Au niveau des ressources marines, on assiste à de la surexploitation. Cette surexploitation, elle se traduit comment ? Elle se traduit que depuis les années 1980, malgré une demande en poisson qui n’a jamais cessé d’augmenter depuis les années 1950– puisque vous savez que dans les années 1950 on consommait quelques dizaines, une vingtaine de millions de tonnes de poisson, aujourd’hui on consomme 80 millions de tonnes de poissons sauvages, qui sont pêchés en mer. Pourquoi ? Parce que notre appétit pour les poissons n’a pas arrêté d’année en année de s’accroître.
Dans les années 1950, on consommait 8-9 kg par habitant (par an) et on était trois milliards, et on aujourd’hui 20 kg par habitant alors qu’on est sept milliards. Donc vous voyez que la pression sur les ressources marines est devenue absolument gigantesque, dû à notre appétit féroce pour ces poissons qui je le rappelle sont des poissons sauvages. Ç’est-à-dire que ce n’est pas de l’élevage : ça ne peut pas être contrôlé, c’est comme si en milieu terrestre on mangeait du lion ou des gazelles etc. Alors vous voyez cette pression qu’on met sur les océans. Quand on revient à cet effort de pêche, on s’aperçoit que depuis les années 1980 les captures en réalité se sont stabilisées. Elles se stabilisées non pas parce qu’on gère bien les ressources et qu’on les exploite de façon durable, mais parce que l’effort de pêche n’a pas cessé d’augmenter - et cependant les captures n’ont pas augmenté. Donc ça c’est un signe de la surexploitation au niveau mondial.

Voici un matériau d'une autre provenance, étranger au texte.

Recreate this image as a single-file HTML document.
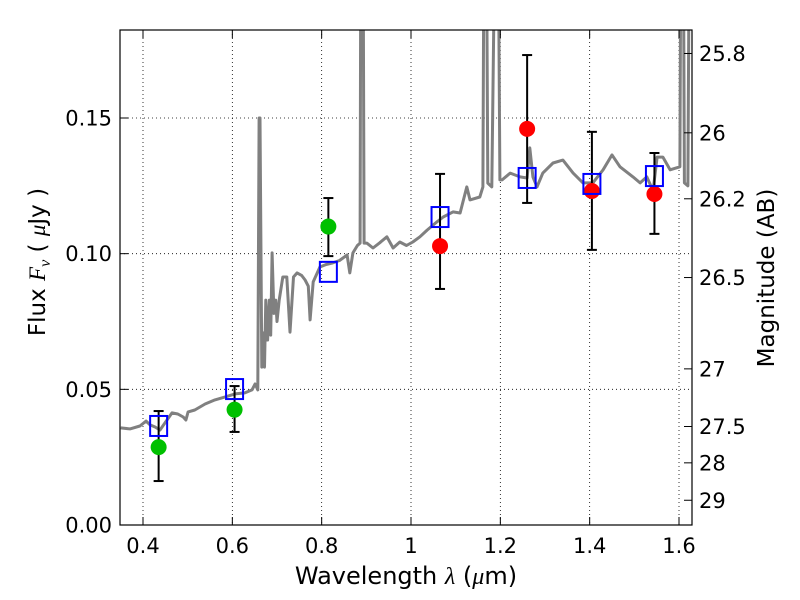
<!DOCTYPE html>
<html><head><meta charset="utf-8"><style>
html,body{margin:0;padding:0;background:#fff;}
svg{display:block;font-family:"DejaVu Sans","Liberation Sans",sans-serif;}
</style></head><body>
<svg id="chart" width="800" height="600" viewBox="0 0 800 600">
<defs><clipPath id="clip"><rect x="120" y="30" width="572" height="495"/></clipPath></defs>
<rect x="0" y="0" width="800" height="600" fill="#fff"/>
<g id="grid"></g>
<g id="spec" clip-path="url(#clip)"></g>
<g id="pts"></g>
<rect x="120" y="30" width="572" height="495" fill="none" stroke="#000" stroke-width="1.2"/>
<g id="axes"></g>
<text x="406" y="584" font-size="24" text-anchor="middle">Wavelength  <tspan font-family="Liberation Serif, serif" font-style="italic">λ</tspan> (<tspan font-family="Liberation Serif, serif" font-style="italic">μ</tspan>m)</text>
<text transform="translate(45,262) rotate(-90)" font-size="23" text-anchor="middle">Flux  <tspan font-family="Liberation Serif, serif" font-style="italic">F<tspan font-size="16" dy="5">ν</tspan></tspan><tspan dy="-5">  ( </tspan><tspan font-family="Liberation Serif, serif" font-style="italic">μ</tspan>Jy )</text>
<text transform="translate(774,278) rotate(-90)" font-size="23" text-anchor="middle">Magnitude (AB)</text>
</svg>
<script>
const specWave=[0.35,0.371,0.393,0.407,0.416,0.427,0.438,0.449,0.465,0.478,0.490,0.496,0.501,0.516,0.539,0.561,0.584,0.606,0.628,0.644,0.651,0.657,0.660,0.662,0.666,0.669,0.672,0.675,0.679,0.683,0.686,0.689,0.693,0.697,0.700,0.705,0.713,0.722,0.729,0.737,0.745,0.755,0.763,0.770,0.774,0.781,0.796,0.810,0.825,0.840,0.857,0.863,0.870,0.880,0.886,0.888,0.892,0.895,0.901,0.915,0.930,0.946,0.960,0.975,0.990,1.004,1.020,1.036,1.058,1.072,1.094,1.110,1.125,1.132,1.154,1.161,1.164,1.168,1.172,1.181,1.190,1.194,1.199,1.204,1.222,1.244,1.260,1.266,1.273,1.282,1.295,1.318,1.340,1.363,1.385,1.407,1.430,1.450,1.468,1.497,1.513,1.528,1.542,1.551,1.564,1.580,1.602,1.605,1.609,1.612,1.620,1.624,1.63];
const specFlux=[0.0358,0.0354,0.0365,0.0383,0.0369,0.0361,0.0350,0.0376,0.0413,0.0409,0.0398,0.0387,0.0417,0.0424,0.0446,0.0461,0.0472,0.0483,0.0487,0.0498,0.0520,0.0498,0.150,0.150,0.0582,0.0708,0.0582,0.0829,0.0682,0.0829,0.0700,0.1003,0.0780,0.0829,0.0750,0.0829,0.0914,0.0914,0.0711,0.0914,0.0929,0.0920,0.0903,0.0880,0.0756,0.0896,0.0951,0.0960,0.0966,0.0975,0.0995,0.0929,0.1003,0.1030,0.1039,0.25,0.25,0.1039,0.1039,0.1021,0.1040,0.1062,0.1021,0.1043,0.1030,0.1043,0.1062,0.1087,0.1117,0.1135,0.1154,0.1150,0.1246,0.1198,0.1209,0.1246,0.25,0.25,0.1260,0.1246,0.25,0.25,0.1272,0.1272,0.1297,0.1283,0.1279,0.1390,0.1283,0.1246,0.1297,0.1334,0.1345,0.1297,0.1261,0.1261,0.1309,0.1364,0.1320,0.1283,0.1261,0.1283,0.1232,0.1356,0.1356,0.1309,0.1320,0.25,0.25,0.1261,0.1250,0.25,0.25];
const greenWave=[0.435,0.605,0.815];
const greenFlux=[0.0287,0.0425,0.110];
const greenLo=[0.0162,0.0343,0.0991];
const greenHi=[0.042,0.0512,0.1205];
const redWave=[1.065,1.26,1.405,1.545];
const redFlux=[0.1028,0.146,0.1231,0.122];
const redLo=[0.087,0.1187,0.1014,0.1073];
const redHi=[0.1294,0.1732,0.1449,0.1371];
const modelWave=[0.435,0.605,0.815,1.065,1.26,1.405,1.545];
const modelFlux=[0.0365,0.0501,0.0933,0.1135,0.1279,0.1257,0.1286];
const xTicks=[0.4,0.6,0.8,1,1.2,1.4,1.6];
const xTickLabels=["0.4","0.6","0.8","1","1.2","1.4","1.6"];
const yTicks=[0,0.05,0.10,0.15];
const yTickLabels=["0.00","0.05","0.10","0.15"];
const magTicks=[25.8,26,26.2,26.5,27,27.5,28,29];
const magTickLabels=["25.8","26","26.2","26.5","27","27.5","28","29"];

const NS="http://www.w3.org/2000/svg";
const X=l=>143+(l-0.4)*446.67;
const Y=f=>525-f*2713.3;
const magToFlux=m=>Math.pow(10,(23.9-m)/2.5);
function mk(tag,attrs,parent){const e=document.createElementNS(NS,tag);for(const k in attrs)e.setAttribute(k,attrs[k]);parent.appendChild(e);return e;}
const grid=document.getElementById('grid'),spec=document.getElementById('spec'),pts=document.getElementById('pts'),axes=document.getElementById('axes');

xTicks.forEach((t,i)=>{
  const x=X(t);
  const g=mk('line',{x1:x,x2:x,y1:30,y2:525,stroke:'#000','stroke-width':0.8,'stroke-dasharray':'1,3'},grid);
  
  
  const a=mk('line',{x1:x,x2:x,y1:525,y2:517,stroke:'#000','stroke-width':1},axes);
  
  
  const b=mk('line',{x1:x,x2:x,y1:30,y2:38,stroke:'#000','stroke-width':1},axes);
  
  
  const tx=mk('text',{x:x,y:553,'font-size':21,'text-anchor':'middle'},axes);
  tx.textContent=xTickLabels[i];
  
  
});
yTicks.forEach((t,i)=>{
  const y=Y(t);
  if(t>0){
    const g=mk('line',{x1:120,x2:692,y1:y,y2:y,stroke:'#000','stroke-width':0.8,'stroke-dasharray':'1,3'},grid);
    
    
  }
  const a=mk('line',{x1:120,x2:128,y1:y,y2:y,stroke:'#000','stroke-width':1},axes);
  
  
  const tx=mk('text',{x:112,y:y+7.5,'font-size':21,'text-anchor':'end'},axes);
  tx.textContent=yTickLabels[i];
  
  
});
magTicks.forEach((m,i)=>{
  const y=Y(magToFlux(m));
  const a=mk('line',{x1:684,x2:692,y1:y,y2:y,stroke:'#000','stroke-width':1},axes);
  
  
  const tx=mk('text',{x:699,y:y+7.5,'font-size':21,'text-anchor':'start'},axes);
  tx.textContent=magTickLabels[i];
  
  
});

const d=specWave.map((l,i)=>(i?'L':'M')+X(l).toFixed(1)+','+Y(specFlux[i]).toFixed(1)).join(' ');
const sp=mk('path',{d:d,fill:'none',stroke:'#808080','stroke-width':3,'stroke-linejoin':'round'},spec);



function errbar(l,lo,hi){
  const x=X(l);
  const a=mk('line',{x1:x,x2:x,y1:Y(lo),y2:Y(hi),stroke:'#000','stroke-width':2},pts);
  
  
  [lo,hi].forEach(v=>{
    const c=mk('line',{x1:x-5,x2:x+5,y1:Y(v),y2:Y(v),stroke:'#000','stroke-width':2},pts);
    
    
  });
}
greenWave.forEach((l,i)=>errbar(l,greenLo[i],greenHi[i]));
redWave.forEach((l,i)=>errbar(l,redLo[i],redHi[i]));
greenWave.forEach((l,i)=>{
  const c=mk('circle',{cx:X(l),cy:Y(greenFlux[i]),r:8,fill:'#00c000'},pts);
  
  
});
redWave.forEach((l,i)=>{
  const c=mk('circle',{cx:X(l),cy:Y(redFlux[i]),r:8,fill:'#ff0000'},pts);
  
  
});
modelWave.forEach((l,i)=>{
  const r=mk('rect',{x:X(l)-8.5,y:Y(modelFlux[i])-10,width:17,height:20,fill:'none',stroke:'#0000ff','stroke-width':2},pts);
  
  
});
</script>
</body></html>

La pêche, vous savez, c’est une activité de prélèvement de ressources sauvages, c’est notre dernière activité à une échelle industrielle. Mais dans de nombreuses zones, cette activité là n’est pas contrôlée, ou est très peu contrôlée, ou mal contrôlée. Donc le résultat, c’est que c’est une pêche sauvage. Et ce dont on s’aperçoit au niveau mondial, c’est qu‘il n’y a rien de pire, au niveau mondial ou au niveau local, que le laisser-faire. Le laisser-faire revient inéluctablement, avec toutes les pêcheries que je connais où il n’y a pas de gestion – soit des engins de pêche, soit de l’accès, soit par des quotas – et bien termine inéluctablement au fait que les poissons disparaissent, et que les pêcheurs disparaissent aussi.